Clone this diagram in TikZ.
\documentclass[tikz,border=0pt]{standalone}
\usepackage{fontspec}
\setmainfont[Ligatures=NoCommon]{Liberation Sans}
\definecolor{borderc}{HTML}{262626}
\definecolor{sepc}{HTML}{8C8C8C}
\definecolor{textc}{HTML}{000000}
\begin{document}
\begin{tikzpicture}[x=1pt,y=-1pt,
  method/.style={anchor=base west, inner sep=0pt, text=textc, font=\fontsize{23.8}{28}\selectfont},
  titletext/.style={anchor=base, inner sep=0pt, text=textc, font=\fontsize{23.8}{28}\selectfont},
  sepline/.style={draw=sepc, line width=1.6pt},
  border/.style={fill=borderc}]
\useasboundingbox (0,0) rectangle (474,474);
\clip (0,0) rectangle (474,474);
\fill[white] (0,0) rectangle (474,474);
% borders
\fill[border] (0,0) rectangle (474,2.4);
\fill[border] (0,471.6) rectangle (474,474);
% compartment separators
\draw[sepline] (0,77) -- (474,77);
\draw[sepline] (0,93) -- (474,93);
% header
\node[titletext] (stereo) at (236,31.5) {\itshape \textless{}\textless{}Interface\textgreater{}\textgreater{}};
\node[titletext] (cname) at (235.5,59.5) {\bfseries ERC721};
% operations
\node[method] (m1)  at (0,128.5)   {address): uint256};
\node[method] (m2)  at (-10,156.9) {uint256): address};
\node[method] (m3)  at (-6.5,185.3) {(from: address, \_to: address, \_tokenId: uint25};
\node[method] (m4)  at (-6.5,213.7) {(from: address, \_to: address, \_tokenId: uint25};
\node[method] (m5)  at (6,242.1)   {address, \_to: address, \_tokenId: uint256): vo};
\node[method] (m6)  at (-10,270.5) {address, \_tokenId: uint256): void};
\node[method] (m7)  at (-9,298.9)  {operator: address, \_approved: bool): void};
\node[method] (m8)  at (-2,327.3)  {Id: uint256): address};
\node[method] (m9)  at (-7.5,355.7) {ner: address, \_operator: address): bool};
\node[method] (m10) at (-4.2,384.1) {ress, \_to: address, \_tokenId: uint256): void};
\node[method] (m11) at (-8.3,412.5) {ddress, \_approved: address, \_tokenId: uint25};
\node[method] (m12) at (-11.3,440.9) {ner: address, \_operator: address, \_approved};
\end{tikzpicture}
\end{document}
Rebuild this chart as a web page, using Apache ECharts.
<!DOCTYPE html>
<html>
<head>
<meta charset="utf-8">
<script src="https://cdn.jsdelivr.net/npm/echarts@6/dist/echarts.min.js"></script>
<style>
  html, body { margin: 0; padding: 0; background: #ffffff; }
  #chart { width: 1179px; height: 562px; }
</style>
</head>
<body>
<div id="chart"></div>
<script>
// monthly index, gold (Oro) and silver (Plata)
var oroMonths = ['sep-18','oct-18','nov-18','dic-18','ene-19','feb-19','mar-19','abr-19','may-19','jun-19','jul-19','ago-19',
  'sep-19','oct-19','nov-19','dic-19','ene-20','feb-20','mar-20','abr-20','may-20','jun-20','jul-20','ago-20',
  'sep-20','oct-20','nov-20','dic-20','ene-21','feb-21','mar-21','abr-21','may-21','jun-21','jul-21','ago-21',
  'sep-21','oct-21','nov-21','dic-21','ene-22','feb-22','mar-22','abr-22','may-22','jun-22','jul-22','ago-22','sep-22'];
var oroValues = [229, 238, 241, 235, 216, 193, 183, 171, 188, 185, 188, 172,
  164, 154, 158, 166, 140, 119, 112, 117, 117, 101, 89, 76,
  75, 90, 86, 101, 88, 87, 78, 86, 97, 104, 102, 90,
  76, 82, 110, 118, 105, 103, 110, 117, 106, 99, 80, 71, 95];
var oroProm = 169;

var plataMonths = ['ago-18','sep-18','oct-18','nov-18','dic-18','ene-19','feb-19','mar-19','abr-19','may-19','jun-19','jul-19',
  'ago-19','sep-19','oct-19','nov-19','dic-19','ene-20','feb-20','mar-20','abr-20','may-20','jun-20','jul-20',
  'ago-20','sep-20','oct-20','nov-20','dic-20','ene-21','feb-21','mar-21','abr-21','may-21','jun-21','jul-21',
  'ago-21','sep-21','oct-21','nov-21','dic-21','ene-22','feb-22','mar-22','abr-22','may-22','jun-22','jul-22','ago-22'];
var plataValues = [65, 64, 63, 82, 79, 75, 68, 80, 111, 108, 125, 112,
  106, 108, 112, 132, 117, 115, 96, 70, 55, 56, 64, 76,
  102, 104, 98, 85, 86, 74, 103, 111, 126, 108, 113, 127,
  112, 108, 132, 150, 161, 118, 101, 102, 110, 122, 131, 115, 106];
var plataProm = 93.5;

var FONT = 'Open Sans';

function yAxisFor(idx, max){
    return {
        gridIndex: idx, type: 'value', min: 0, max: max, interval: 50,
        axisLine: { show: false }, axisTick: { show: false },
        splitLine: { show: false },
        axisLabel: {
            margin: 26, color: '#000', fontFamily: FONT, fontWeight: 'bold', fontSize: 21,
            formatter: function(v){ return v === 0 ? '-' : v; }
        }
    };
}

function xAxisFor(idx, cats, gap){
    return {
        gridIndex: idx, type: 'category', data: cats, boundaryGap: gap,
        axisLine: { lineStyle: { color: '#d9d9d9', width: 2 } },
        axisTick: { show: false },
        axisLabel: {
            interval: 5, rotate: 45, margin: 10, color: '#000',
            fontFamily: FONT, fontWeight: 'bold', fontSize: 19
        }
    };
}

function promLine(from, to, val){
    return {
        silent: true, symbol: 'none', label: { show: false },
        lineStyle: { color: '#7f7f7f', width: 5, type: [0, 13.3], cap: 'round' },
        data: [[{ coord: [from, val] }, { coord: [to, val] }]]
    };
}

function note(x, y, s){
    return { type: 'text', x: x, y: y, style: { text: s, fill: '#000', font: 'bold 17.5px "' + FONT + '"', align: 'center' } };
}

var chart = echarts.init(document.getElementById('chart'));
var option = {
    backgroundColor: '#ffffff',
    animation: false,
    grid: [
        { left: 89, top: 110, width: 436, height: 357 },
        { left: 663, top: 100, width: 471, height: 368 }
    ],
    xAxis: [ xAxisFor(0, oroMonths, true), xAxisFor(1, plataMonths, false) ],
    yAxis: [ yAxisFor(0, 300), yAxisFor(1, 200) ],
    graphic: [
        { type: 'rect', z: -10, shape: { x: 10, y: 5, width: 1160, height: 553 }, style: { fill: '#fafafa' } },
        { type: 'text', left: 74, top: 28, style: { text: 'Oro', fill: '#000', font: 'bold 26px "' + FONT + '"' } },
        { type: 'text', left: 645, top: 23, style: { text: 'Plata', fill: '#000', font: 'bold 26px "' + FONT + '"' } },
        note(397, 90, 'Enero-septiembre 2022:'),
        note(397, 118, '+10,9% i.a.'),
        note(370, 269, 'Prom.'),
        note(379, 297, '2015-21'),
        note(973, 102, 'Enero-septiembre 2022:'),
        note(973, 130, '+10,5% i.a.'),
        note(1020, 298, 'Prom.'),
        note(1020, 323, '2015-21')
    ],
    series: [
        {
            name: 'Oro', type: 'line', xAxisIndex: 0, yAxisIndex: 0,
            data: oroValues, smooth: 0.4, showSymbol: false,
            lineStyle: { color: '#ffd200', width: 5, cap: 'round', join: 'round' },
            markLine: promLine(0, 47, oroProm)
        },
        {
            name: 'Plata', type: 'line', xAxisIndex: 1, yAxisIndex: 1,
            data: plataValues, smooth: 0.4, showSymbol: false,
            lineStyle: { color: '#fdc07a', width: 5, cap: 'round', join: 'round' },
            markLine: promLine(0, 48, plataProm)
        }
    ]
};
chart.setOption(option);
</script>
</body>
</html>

REQUEST. Repeat the entries above verbatim, but only from the line that has "Rebuild this chart" down to the line that has "var oroProm = 169;", inclusive.

RESPONSE.
Rebuild this chart as a web page, using Apache ECharts.
<!DOCTYPE html>
<html>
<head>
<meta charset="utf-8">
<script src="https://cdn.jsdelivr.net/npm/echarts@6/dist/echarts.min.js"></script>
<style>
  html, body { margin: 0; padding: 0; background: #ffffff; }
  #chart { width: 1179px; height: 562px; }
</style>
</head>
<body>
<div id="chart"></div>
<script>
// monthly index, gold (Oro) and silver (Plata)
var oroMonths = ['sep-18','oct-18','nov-18','dic-18','ene-19','feb-19','mar-19','abr-19','may-19','jun-19','jul-19','ago-19',
  'sep-19','oct-19','nov-19','dic-19','ene-20','feb-20','mar-20','abr-20','may-20','jun-20','jul-20','ago-20',
  'sep-20','oct-20','nov-20','dic-20','ene-21','feb-21','mar-21','abr-21','may-21','jun-21','jul-21','ago-21',
  'sep-21','oct-21','nov-21','dic-21','ene-22','feb-22','mar-22','abr-22','may-22','jun-22','jul-22','ago-22','sep-22'];
var oroValues = [229, 238, 241, 235, 216, 193, 183, 171, 188, 185, 188, 172,
  164, 154, 158, 166, 140, 119, 112, 117, 117, 101, 89, 76,
  75, 90, 86, 101, 88, 87, 78, 86, 97, 104, 102, 90,
  76, 82, 110, 118, 105, 103, 110, 117, 106, 99, 80, 71, 95];
var oroProm = 169;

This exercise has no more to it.